Run the cell below to create the new map:

m = merged.explore('Distance', # show the Distance column
                   cmap='plasma', # use the 'plasma' colormap from matplotlib
                   legend_kwds={'caption': 'Distance to nearest bus/rail station in km'} # set the caption to a longer explanation

airport_args = {
    'm': m, # add the markers to the same map we just created
    'marker_type': 'marker', # use a marker for the points, instead of a circle
    'popup': True, # show the information as a popup when we click on the marker
    'legend': False, # don't show a separate legend for the point layer
    'marker_kwds': {'icon': folium.Icon(color='red', icon='plane', prefix='fa')} # make the markers red with a plane icon from FA

# use the airport_args with the ** unpacking operator - more on this next week!
airports.explore('name', **airport_args)

m # show the map

The last thing we might want to do is save the map to an html file, so that we can share it online:'NI_Transport.html')

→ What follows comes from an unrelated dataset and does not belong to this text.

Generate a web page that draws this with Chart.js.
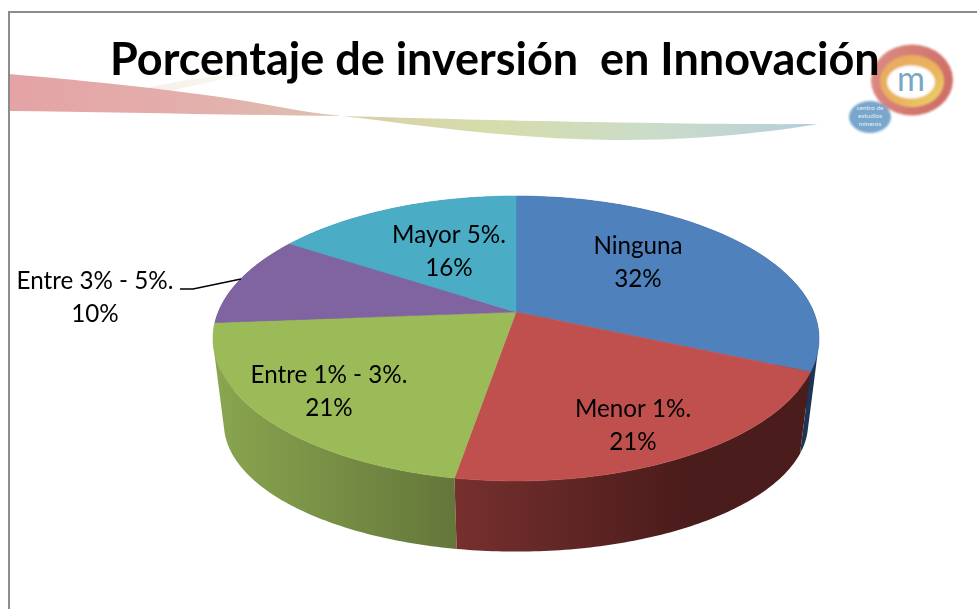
<!DOCTYPE html>
<html>
<head>
<meta charset="utf-8">
<title>Porcentaje de inversión en Innovación</title>
<script src="https://cdn.jsdelivr.net/npm/chart.js@4"></script>
<style>
html,body{margin:0;padding:0;background:#fff;overflow:hidden}
#marco{position:absolute;left:8px;top:11px;width:969px;height:598px;border-left:2px solid #8c8c8c;border-top:2px solid #8c8c8c;box-sizing:border-box}
#fondo{position:absolute;left:0;top:0}
#grafica{position:absolute;left:0;top:0}
</style>
</head>
<body>

<svg id="fondo" width="977" height="609" xmlns="http://www.w3.org/2000/svg">
<defs>
<linearGradient id="ondaRoja" x1="0" x2="1" y1="0" y2="0">
<stop offset="0" stop-color="#e4a3a6"/>
<stop offset="0.6" stop-color="#e3b0ac"/>
<stop offset="1" stop-color="#dcc3ae"/>
</linearGradient>
<linearGradient id="ondaVerde" x1="0" x2="1" y1="0" y2="0">
<stop offset="0" stop-color="#d8cfa8"/>
<stop offset="0.3" stop-color="#d6dcaa"/>
<stop offset="0.65" stop-color="#cbdcc8"/>
<stop offset="1" stop-color="#b4cfdc"/>
</linearGradient>
<linearGradient id="ondaClara" x1="0" x2="1" y1="0" y2="0">
<stop offset="0" stop-color="#f8eeea"/>
<stop offset="1" stop-color="#f9f8ee"/>
</linearGradient>
<linearGradient id="aro" x1="0" x2="1" y1="0" y2="0.3">
<stop offset="0" stop-color="#dc8d84"/>
<stop offset="1" stop-color="#cf6f68"/>
</linearGradient>
<linearGradient id="aroInt" x1="0" x2="1" y1="0" y2="1">
<stop offset="0" stop-color="#e8a862"/>
<stop offset="0.6" stop-color="#eab45c"/>
<stop offset="1" stop-color="#ead86e"/>
</linearGradient>
<filter id="suave"><feGaussianBlur stdDeviation="0.7"/></filter>
<filter id="suaveLogo"><feGaussianBlur stdDeviation="1.3"/></filter>
</defs>
<g filter="url(#suave)">
<path d="M130 92 C170 82 205 76 245 74 C220 80 190 86 150 96 Z" fill="url(#ondaClara)"/>
<path d="M9 74 C100 82 200 92 280 107 C300 111 320 114 342 116 C230 115 110 112 9 111 Z" fill="url(#ondaRoja)"/>
<path d="M342 116 C480 120 680 125 818 124 C760 134 680 141 610 140 C510 139 420 125 342 116 Z" fill="url(#ondaVerde)"/>
</g>
<g filter="url(#suaveLogo)">
<ellipse cx="912" cy="80" rx="41" ry="35.5" fill="url(#aro)"/>
<ellipse cx="912" cy="81" rx="32" ry="26" fill="url(#aroInt)"/>
<ellipse cx="911" cy="82" rx="24" ry="16.5" fill="#ffffff"/>
<ellipse cx="870" cy="117" rx="21" ry="16" fill="#78a6cc"/>
</g>
<text x="911" y="91" text-anchor="middle" font-family="Lato" font-size="34" fill="#7aa7c4">m</text>
<text x="870" y="110" text-anchor="middle" font-family="Lato" font-size="6.5" fill="#e6eef6">centro de</text>
<text x="870" y="118" text-anchor="middle" font-family="Lato" font-size="6.5" fill="#e6eef6">estudios</text>
<text x="870" y="126" text-anchor="middle" font-family="Lato" font-size="6.5" fill="#e6eef6">mineros</text>
</svg>

<div id="marco"></div>
<canvas id="grafica" width="977" height="609"></canvas>

<script>

const titulo = "Porcentaje de inversión  en Innovación"

const categorias = ["Ninguna","Menor 1%.","Entre 1% - 3%.","Entre 3% - 5%.","Mayor 5%."]
const valores = [31.6,21.1,21.1,10.4,15.8]

const colores = ["#4f81bd","#c0504d","#9bbb59","#8064a2","#4bacc6"]

// colores de la pared lateral, de izquierda a derecha
const paredes = [
["#1f3a5f","#1c3554"],
["#76302e","#4a1c1b"],
["#8aa64f","#64763a"],
["#4d3c62","#4d3c62"],
["#2d6777","#2d6777"]
]

// separacion de cada etiqueta respecto al centro de la torta
const posEtiquetas = [[122,-50],[117,113],[-187,79],[-421,-15],[-67,-61]]

// perspectiva de la torta
const fuga = -0.186
const cara = {ancho:297.7, alto:79.5, baja:0}
const base = {ancho:287, alto:49, baja:88}

function proyectar(arc,ang,p){
const u = Math.cos(ang)
const v = Math.sin(ang)
const d = 1 + fuga*v
return [
arc.x + p.ancho*u/d,
(arc.y + p.baja + p.alto*v)/d
]
}

function borde(arc,p,desde,hasta){
const pasos = 90
let puntos = []
for(let i=0;i<=pasos;i++){
puntos.push(proyectar(arc,desde+(hasta-desde)*i/pasos,p))
}
return puntos
}

function agregar(ctx,puntos){
puntos.forEach((q,i)=>{
if(i===0) ctx.moveTo(q[0],q[1])
else ctx.lineTo(q[0],q[1])
})
ctx.closePath()
}

const torta3d = {
id:"torta3d",

beforeDatasetDraw(chart){

const ctx = chart.ctx
const arcos = chart.getDatasetMeta(0).data

ctx.save()

// primero las paredes de atras, las de adelante las tapan
;[3,4,0,2,1].forEach(i=>{
const a = arcos[i]
const arriba = borde(a,cara,a.startAngle,a.endAngle)
const abajo = borde(a,base,a.startAngle,a.endAngle)
const xs = arriba.concat(abajo).map(q=>q[0])
const g = ctx.createLinearGradient(Math.min(...xs),0,Math.max(...xs),0)
g.addColorStop(0,paredes[i][0])
g.addColorStop(i===1 ? 0.65 : 1,paredes[i][1])
if(i===1) g.addColorStop(1,paredes[i][1])
ctx.fillStyle = g
// por tramos en un solo path, un poligono deja un hueco donde la pared dobla
ctx.beginPath()
for(let j=0;j<arriba.length-1;j++){
const q1 = arriba[j], q2 = arriba[j+1], q3 = abajo[j+1], q4 = abajo[j]
// mismo sentido de giro en todos los tramos
const area = (q2[0]-q1[0])*(q3[1]-q1[1]) - (q2[1]-q1[1])*(q3[0]-q1[0])
agregar(ctx, area>=0 ? [q1,q2,q3,q4] : [q4,q3,q2,q1])
}
ctx.fill()
})

arcos.forEach((a,i)=>{
const centro = [a.x,a.y]
const puntos = [centro].concat(borde(a,cara,a.startAngle,a.endAngle))
ctx.fillStyle = colores[i]
ctx.strokeStyle = colores[i]
ctx.lineWidth = 0.6
ctx.beginPath()
agregar(ctx,puntos)
ctx.fill()
ctx.stroke()
})

ctx.restore()
return false

},

afterDatasetsDraw(chart){

const ctx = chart.ctx
const arcos = chart.getDatasetMeta(0).data

ctx.save()
ctx.fillStyle = "#000"
ctx.font = "24.2px Lato"
ctx.textAlign = "center"
ctx.textBaseline = "middle"

arcos.forEach((a,i)=>{
const x = a.x + posEtiquetas[i][0]
const y = a.y + posEtiquetas[i][1]
ctx.fillText(categorias[i],x,y-16)
ctx.fillText(Math.round(valores[i])+"%",x,y+17)
})

// linea guia de Entre 3% - 5%.
const a3 = arcos[3]
ctx.strokeStyle = "#000"
ctx.lineWidth = 1.4
ctx.beginPath()
ctx.moveTo(a3.x-336,a3.y-23)
ctx.lineTo(a3.x-323,a3.y-23)
ctx.lineTo(a3.x-275,a3.y-33)
ctx.stroke()

ctx.restore()

}
}

new Chart(document.getElementById("grafica"),{

type:"pie",

data:{
labels:categorias,
datasets:[{
data:valores,
backgroundColor:colores,
borderWidth:0
}]
},

plugins:[torta3d],

options:{
responsive:false,
animation:false,
layout:{padding:{left:110,right:55,top:0,bottom:72}},
plugins:{
legend:{display:false},
tooltip:{enabled:false},
title:{
display:true,
text:titulo,
align:"start",
color:"#000",
font:{family:"Lato",size:45,weight:"bold",lineHeight:1.2},
padding:{top:33,bottom:0}
}
}
}

})

</script>
</body>
</html>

additional exercises and next steps#

That wraps up the introduction to creating interactive maps using geopandas and folium. If you’re looking for additional practice, here are some suggestions to get you started:

  • In the transport dataset, there is a column called NumBus, which corresponds to the number of bus stops in each electoral ward. Use this, and some of the topics covered previously, to create a map that shows the number of bus stops per capita for each electoral ward, rather than the distance to the nearest bus/rail station.

  • Download the Translink bus/train station location data from OpenNI, and add these data to the map using a custom marker that shows whether the station is a rail station (R), a bus station (B), or a mixed-use (I) station.